*INPUT RECORDS*:
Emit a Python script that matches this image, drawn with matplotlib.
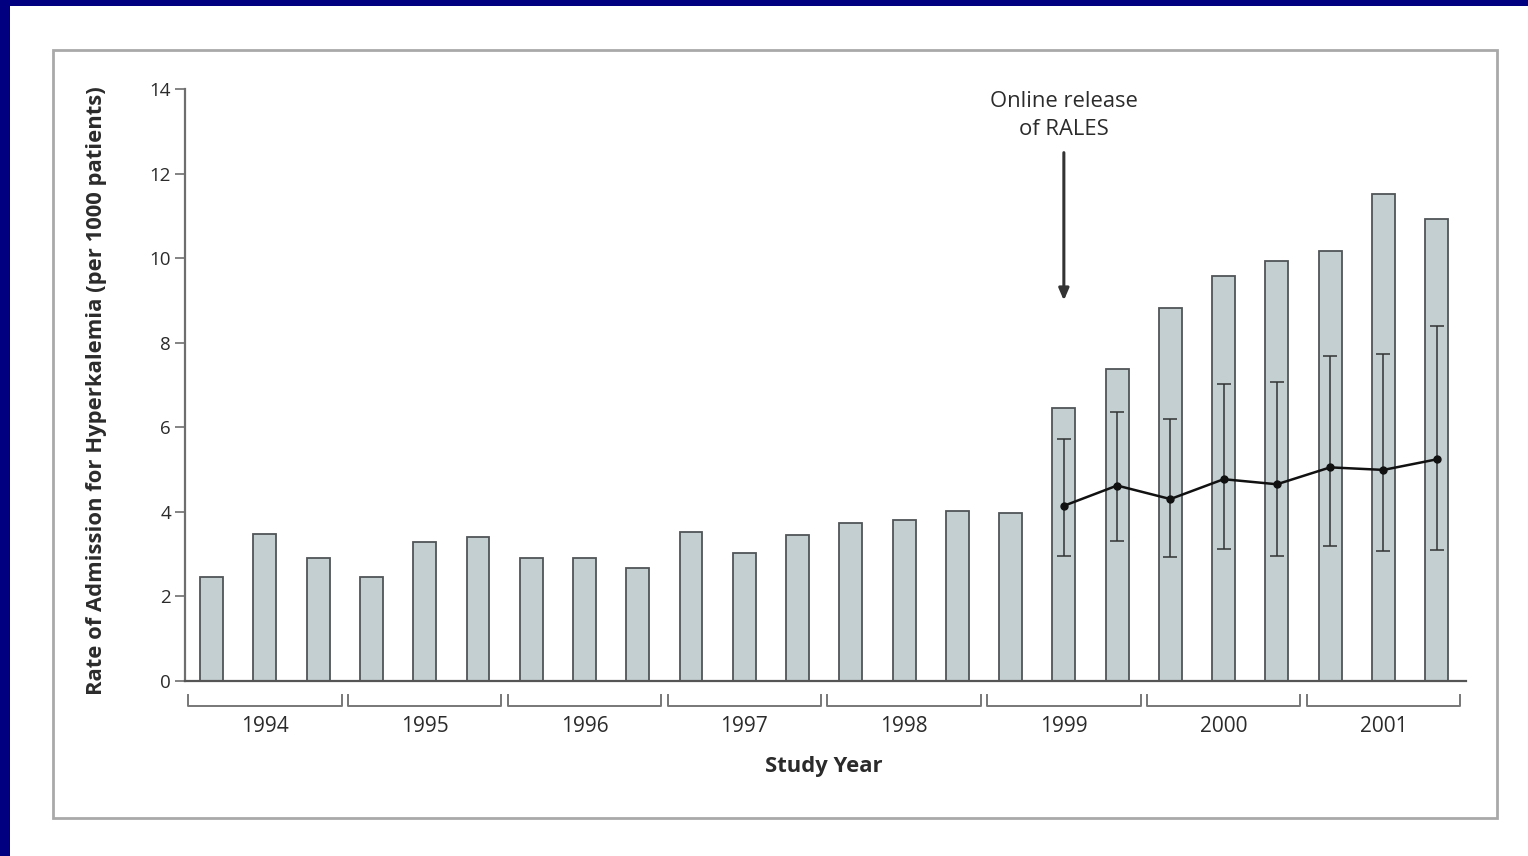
import matplotlib
matplotlib.use("Agg")
import matplotlib.pyplot as plt
from matplotlib.patches import Rectangle
import numpy as np

# --- Data: admission rates, 3 periods per study year ---
years = ["1994", "1995", "1996", "1997", "1998", "1999", "2000", "2001"]
periods_per_year = 3

observed_rate = [2.45, 3.47, 2.90,
                 2.46, 3.28, 3.40,
                 2.91, 2.91, 2.67,
                 3.51, 3.02, 3.46,
                 3.74, 3.80, 4.02,
                 3.96, 6.45, 7.37,
                 8.83, 9.59, 9.94,
                 10.17, 11.51, 10.94]

# expected rate (with 95% interval) after the RALES release
expected_start = 16
expected_rate = [4.14, 4.62, 4.30, 4.77, 4.65, 5.05, 4.99, 5.24]
expected_low = [2.95, 3.30, 2.92, 3.12, 2.95, 3.18, 3.08, 3.09]
expected_high = [5.71, 6.35, 6.20, 7.02, 7.06, 7.69, 7.74, 8.40]

annotation_text = "Online release\nof RALES"
arrow_top = 12.5
arrow_tip = 9.0

# --- Styling ---
BAR_FILL = "#c4cfd2"
BAR_EDGE = "#505558"
AXIS_GRAY = "#6e6e6e"
TEXT_DARK = "#2b2b2b"
NAVY = "#000080"
FONT = ["Open Sans", "DejaVu Sans"]

fig = plt.figure(figsize=(15.28, 8.56), dpi=100)
fig.patch.set_facecolor("white")

# navy slide border on top and left
fig.patches.append(Rectangle((0, 1 - 6 / 856), 1, 6 / 856, transform=fig.transFigure,
                             facecolor=NAVY, edgecolor="none", zorder=0))
fig.patches.append(Rectangle((0, 0), 10 / 1528, 1, transform=fig.transFigure,
                             facecolor=NAVY, edgecolor="none", zorder=0))
# gray frame around the figure panel
fig.patches.append(Rectangle((53 / 1528, 1 - 818 / 856), (1497 - 53) / 1528, (818 - 50) / 856,
                             transform=fig.transFigure, facecolor="none",
                             edgecolor="#a9a9a9", linewidth=2.0, zorder=1))

ax = fig.add_axes([185 / 1528, 1 - 680.7 / 856, (1466 - 185) / 1528, (680.7 - 89.3) / 856])
ax.set_facecolor("none")

x = np.arange(len(observed_rate))
ax.bar(x, observed_rate, width=0.43, color=BAR_FILL, edgecolor=BAR_EDGE,
       linewidth=1.3, zorder=2)

xe = x[expected_start:expected_start + len(expected_rate)]
exp = np.array(expected_rate)
yerr = [exp - np.array(expected_low), np.array(expected_high) - exp]
ax.errorbar(xe, exp, yerr=yerr, fmt="none", ecolor="#333333", elinewidth=1.1,
            capsize=5, capthick=1.1, zorder=3)
ax.plot(xe, exp, color="#111111", linewidth=1.8, marker="o", markersize=5, zorder=4)

ax.set_xlim(-0.5, len(observed_rate) - 0.45)
ax.set_ylim(0, 14)
ax.set_yticks(np.arange(0, 15, 2))
ax.set_xticks([])

for side in ("top", "right"):
    ax.spines[side].set_visible(False)
ax.spines["left"].set_color(AXIS_GRAY)
ax.spines["bottom"].set_color("#555555")
ax.spines["left"].set_linewidth(1.6)
ax.spines["bottom"].set_linewidth(1.6)
ax.tick_params(axis="y", direction="out", length=7, width=1.2, color=AXIS_GRAY,
               labelsize=13.5, labelcolor=TEXT_DARK, pad=3)
for lbl in ax.get_yticklabels():
    lbl.set_family(FONT)

ax.set_ylabel("Rate of Admission for Hyperkalemia (per 1000 patients)",
              fontsize=15.8, fontweight="bold", color=TEXT_DARK, family=FONT)
ax.yaxis.set_label_coords(-0.061, 0.49)

# year brackets below the axis
trans = ax.get_xaxis_transform()
br_y = -0.043
br_h = 0.018
for i, yr in enumerate(years):
    x0 = i * periods_per_year - 0.44
    x1 = i * periods_per_year + periods_per_year - 1 + 0.44
    ax.plot([x0, x0, x1, x1], [br_y + br_h, br_y, br_y, br_y + br_h], color="#777777",
            linewidth=1.4, transform=trans, clip_on=False)
    ax.text((x0 + x1) / 2, br_y - 0.016, yr, transform=trans, ha="center", va="top",
            fontsize=15, color=TEXT_DARK, family=FONT)

ax.text(11.5, -0.128, "Study Year", transform=trans, ha="center", va="top",
        fontsize=15.8, fontweight="bold", color=TEXT_DARK, family=FONT)

# RALES release marker
ax.annotate("", xy=(expected_start, arrow_tip), xytext=(expected_start, arrow_top),
            arrowprops=dict(arrowstyle="-|>,head_length=0.7,head_width=0.3",
                            color="#333333", linewidth=2.2, shrinkA=0, shrinkB=0))
ax.text(expected_start, 13.38, annotation_text, ha="center", va="center",
        fontsize=15.8, color=TEXT_DARK, family=FONT, linespacing=1.45)

fig.savefig("out.png", dpi=100, facecolor=fig.get_facecolor())
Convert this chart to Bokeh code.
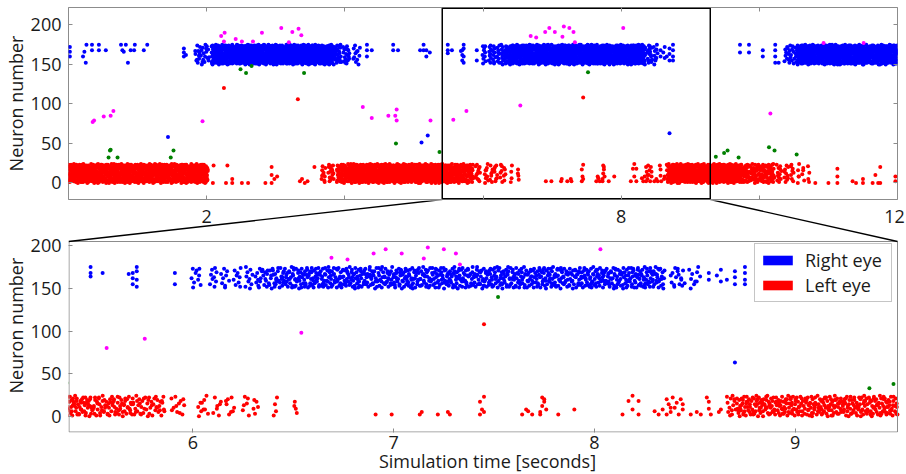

*DIRECTIONS FOR THIS TASK*: Ignore the images and quote every line of the listing exactly.

*RESPONSE TO THIS EXERCISE*:
Emit a Python script that matches this image, drawn with matplotlib.
import matplotlib
matplotlib.use("Agg")
import matplotlib.pyplot as plt
from matplotlib.patches import Rectangle
import numpy as np

# --- Data: admission rates, 3 periods per study year ---
years = ["1994", "1995", "1996", "1997", "1998", "1999", "2000", "2001"]
periods_per_year = 3

observed_rate = [2.45, 3.47, 2.90,
                 2.46, 3.28, 3.40,
                 2.91, 2.91, 2.67,
                 3.51, 3.02, 3.46,
                 3.74, 3.80, 4.02,
                 3.96, 6.45, 7.37,
                 8.83, 9.59, 9.94,
                 10.17, 11.51, 10.94]

# expected rate (with 95% interval) after the RALES release
expected_start = 16
expected_rate = [4.14, 4.62, 4.30, 4.77, 4.65, 5.05, 4.99, 5.24]
expected_low = [2.95, 3.30, 2.92, 3.12, 2.95, 3.18, 3.08, 3.09]
expected_high = [5.71, 6.35, 6.20, 7.02, 7.06, 7.69, 7.74, 8.40]

annotation_text = "Online release\nof RALES"
arrow_top = 12.5
arrow_tip = 9.0

# --- Styling ---
BAR_FILL = "#c4cfd2"
BAR_EDGE = "#505558"
AXIS_GRAY = "#6e6e6e"
TEXT_DARK = "#2b2b2b"
NAVY = "#000080"
FONT = ["Open Sans", "DejaVu Sans"]

fig = plt.figure(figsize=(15.28, 8.56), dpi=100)
fig.patch.set_facecolor("white")

# navy slide border on top and left
fig.patches.append(Rectangle((0, 1 - 6 / 856), 1, 6 / 856, transform=fig.transFigure,
                             facecolor=NAVY, edgecolor="none", zorder=0))
fig.patches.append(Rectangle((0, 0), 10 / 1528, 1, transform=fig.transFigure,
                             facecolor=NAVY, edgecolor="none", zorder=0))
# gray frame around the figure panel
fig.patches.append(Rectangle((53 / 1528, 1 - 818 / 856), (1497 - 53) / 1528, (818 - 50) / 856,
                             transform=fig.transFigure, facecolor="none",
                             edgecolor="#a9a9a9", linewidth=2.0, zorder=1))

ax = fig.add_axes([185 / 1528, 1 - 680.7 / 856, (1466 - 185) / 1528, (680.7 - 89.3) / 856])
ax.set_facecolor("none")

x = np.arange(len(observed_rate))
ax.bar(x, observed_rate, width=0.43, color=BAR_FILL, edgecolor=BAR_EDGE,
       linewidth=1.3, zorder=2)

xe = x[expected_start:expected_start + len(expected_rate)]
exp = np.array(expected_rate)
yerr = [exp - np.array(expected_low), np.array(expected_high) - exp]
ax.errorbar(xe, exp, yerr=yerr, fmt="none", ecolor="#333333", elinewidth=1.1,
            capsize=5, capthick=1.1, zorder=3)
ax.plot(xe, exp, color="#111111", linewidth=1.8, marker="o", markersize=5, zorder=4)

ax.set_xlim(-0.5, len(observed_rate) - 0.45)
ax.set_ylim(0, 14)
ax.set_yticks(np.arange(0, 15, 2))
ax.set_xticks([])

for side in ("top", "right"):
    ax.spines[side].set_visible(False)
ax.spines["left"].set_color(AXIS_GRAY)
ax.spines["bottom"].set_color("#555555")
ax.spines["left"].set_linewidth(1.6)
ax.spines["bottom"].set_linewidth(1.6)
ax.tick_params(axis="y", direction="out", length=7, width=1.2, color=AXIS_GRAY,
               labelsize=13.5, labelcolor=TEXT_DARK, pad=3)
for lbl in ax.get_yticklabels():
    lbl.set_family(FONT)

ax.set_ylabel("Rate of Admission for Hyperkalemia (per 1000 patients)",
              fontsize=15.8, fontweight="bold", color=TEXT_DARK, family=FONT)
ax.yaxis.set_label_coords(-0.061, 0.49)

# year brackets below the axis
trans = ax.get_xaxis_transform()
br_y = -0.043
br_h = 0.018
for i, yr in enumerate(years):
    x0 = i * periods_per_year - 0.44
    x1 = i * periods_per_year + periods_per_year - 1 + 0.44
    ax.plot([x0, x0, x1, x1], [br_y + br_h, br_y, br_y, br_y + br_h], color="#777777",
            linewidth=1.4, transform=trans, clip_on=False)
    ax.text((x0 + x1) / 2, br_y - 0.016, yr, transform=trans, ha="center", va="top",
            fontsize=15, color=TEXT_DARK, family=FONT)

ax.text(11.5, -0.128, "Study Year", transform=trans, ha="center", va="top",
        fontsize=15.8, fontweight="bold", color=TEXT_DARK, family=FONT)

# RALES release marker
ax.annotate("", xy=(expected_start, arrow_tip), xytext=(expected_start, arrow_top),
            arrowprops=dict(arrowstyle="-|>,head_length=0.7,head_width=0.3",
                            color="#333333", linewidth=2.2, shrinkA=0, shrinkB=0))
ax.text(expected_start, 13.38, annotation_text, ha="center", va="center",
        fontsize=15.8, color=TEXT_DARK, family=FONT, linespacing=1.45)

fig.savefig("out.png", dpi=100, facecolor=fig.get_facecolor())
Convert this chart to Bokeh code.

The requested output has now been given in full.